We were losing competitively but to different competitors, not the alternatives to Office we feared.

The biggest competition for Office 2000 was . . . Office 97.

We were so heads down finishing Office 2000 that we didn’t realize how well received, and how good, Office 97 was. Everything we announced at our enterprise event in New York was solid and the feedback from the beta was good, but we faced resistance to upgrade because it took work. While customers already owned and paid for Office 2000 with their multiyear agreements, the cost to deploy (the cost of change, support, labor, etc.) had to be considered. To deploy Office 2000 or not was a major decision point within IT.

The sign-off for Office 2000 took place on a sunny April day in 1999. The product was eight months late from our original schedule we picked in March 1997. Unlike Office 97, however, the team was not frazzled, but tired. We faced the complexities of pulling everything together, but we improved the process and came together as a team. Still, an eight-month error is big on a 24-month schedule. We would conduct a detailed postmortem and make a series of changes.

CollJ and the admin team commandeered the fountain area between buildings 16-17-18. The makeshift stage and a megaphone were ready. Continuing with the theme of a maturing culture, Colleen instituted limits on alcohol and everything went smoothly except for a minor champagne incident inside Building 17 that the Art Committee was rather upset about. We grew up a little bit more this ship day.

Earlier in the day we met in the ship room, with one representative from each of the 20 or so teams. Going around the horn like Mission Control at Cape Kennedy (1999 was the 30th anniversary of the moon landing so space was everywhere), we proclaimed Office 2000 “ready for the web” and “good to go.”

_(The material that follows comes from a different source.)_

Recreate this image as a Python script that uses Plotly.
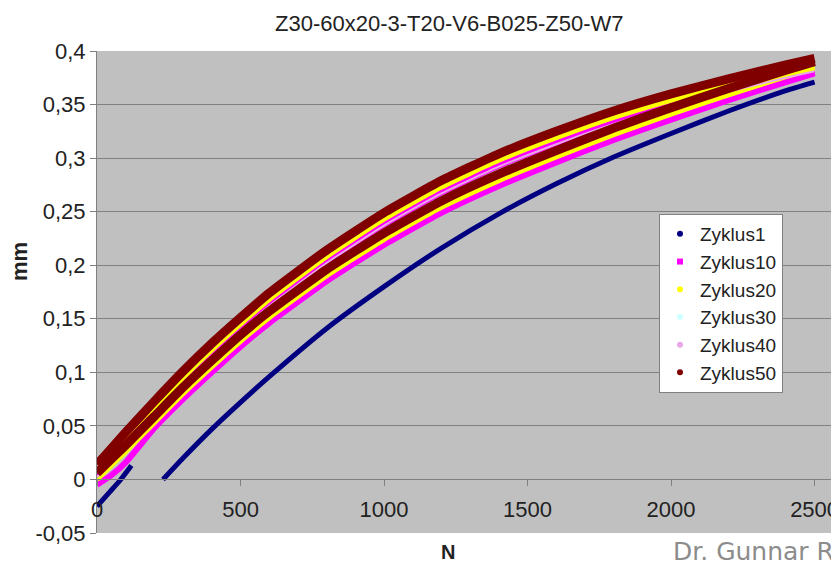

I missed signing off on Office 97, but this time, as the VP of Office, I was going to get the “special treatment,” meaning I was going to get thrown in the fountain. To everyone’s surprise, I came prepared, wearing a bright yellow rain suit and goggles (to protect from flying corks). CollJ printed out a giant copy of the paperwork that went to the manufacturing plant that duplicated DVDs and we did a ceremonial sign-off with BillG, who made a fast getaway to avoid the celebration.

The surplus air raid siren sounded (though technically illegal to set off in the city of Redmond), as was DAD tradition for every ship party and sign-off. The next thing I remember was sitting in a fountain soaking wet.

The events of the day were memorialized with a videotape (an actual cassette), which each member of the team later received, including a congratulations from BillG at the end after rolling the credits for the release. Almost 2,000 names scrolled by while the Office Assistant PowerPup looked on. Still always looking to save money, we didn’t do anything fancy for the credits—it was a Word 2000 document that I scrolled using support for the wheel mouse (introduced in Office 97).

Even local news was excited to cover our launch. This photo ran in the Sunday magazine of the Seattle Times. It was a local profile story that was routinely done for executives at local companies. I’m only sharing because the full article is not online 🙃. (Source: personal collection)

Our growing business with enterprise customers and the arrival of the internet introduced a new step in releasing the product. Enterprise customers would now begin deploying Office 2000 right away and would not have to wait for the retail arrival of boxes. We announced RTM for enterprise customers with a press release. In a few weeks we would actually launch the product for the retail market with a global series of events. I was off to Japan.

It wasn’t just mission accomplished. It was my first mission as a general manager and executive, and it did feel different. Standing on the makeshift stage in my protective gear and signing off on the product—the first release of Office as a single team—was an emotional product moment.